On vrijdag 22 juni 2018 02:50:08 CEST Tim Bell wrote:
> http://#FOO#/b...@example.com
>
> I believe that this is passing validation because "#FOO#/bar" is being
> treated as a username, with "example.com" as the hostname. However,
> "#FOO#/bar" shouldn't be valid as a username because the "#" and "/"
> characters aren't percent-encoded.
You are right about the slash. Not about the pound sign:
"The user name (and password), if present, are followed by a
commercial at-sign "@". Within the user and password field, any ":",
"@", or "/" must be encoded." - RFC 1738, section 3.1.
This is because the pound sign doesn't have a special meaning until after the hostname. However, officially, HTTP urls do not allow for username and password as outlined in section 3.3:
An HTTP URL takes the form:
http://<host>:<port>/<path>?<searchpart>
where <host> and <port> are as described in Section 3.1. If :<port>
is omitted, the port defaults to 80. No user name or password is
allowed.
So then, the parsing becomes:
scheme = http
host = foo
path = /b...@example.com/
Which also brings us to the reserved character portion:
Many URL schemes reserve certain characters for a special meaning:
their appearance in the scheme-specific part of the URL has a
designated semantics. If the character corresponding to an octet is
reserved in a scheme, the octet must be encoded. The characters ";",
"/", "?", ":", "@", "=" and "&" are the characters which may be
reserved for special meaning within a scheme. No other characters may
be reserved within a scheme.
Which means, that in http scheme, @ is not reserved and as such does not have to be encoded.

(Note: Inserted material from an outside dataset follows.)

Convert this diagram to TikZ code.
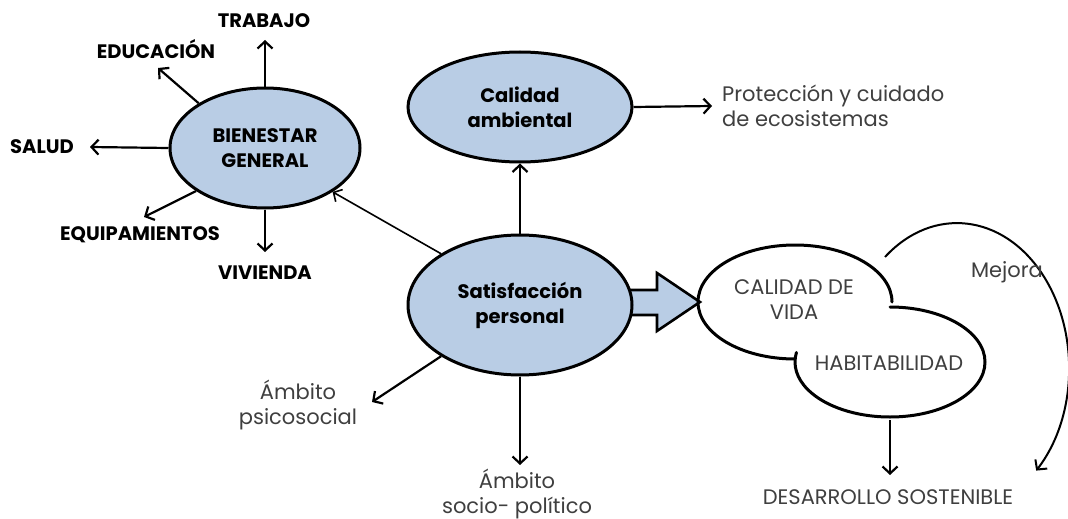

That said - Django still validates the ftp variant as being correct, so the bug is still there and nice catch!
--
Melvyn Sopacua
However, officially, HTTP urls do not allow for username and password as outlined in section 3.3:
An HTTP URL takes the form:
http://<host>:<port>/<path>?<searchpart>
where <host> and <port> are as described in Section 3.1. If :<port>
is omitted, the port defaults to 80. No user name or password is
allowed.
That said - Django still validates the ftp variant as being correct, so the bug is still there and nice catch!
Interesting find.. the only time I've used that kind of URL convention is by connecting to redis with the python redis library. It also fits db url connection strings too.What's the actual use case for the URL schema?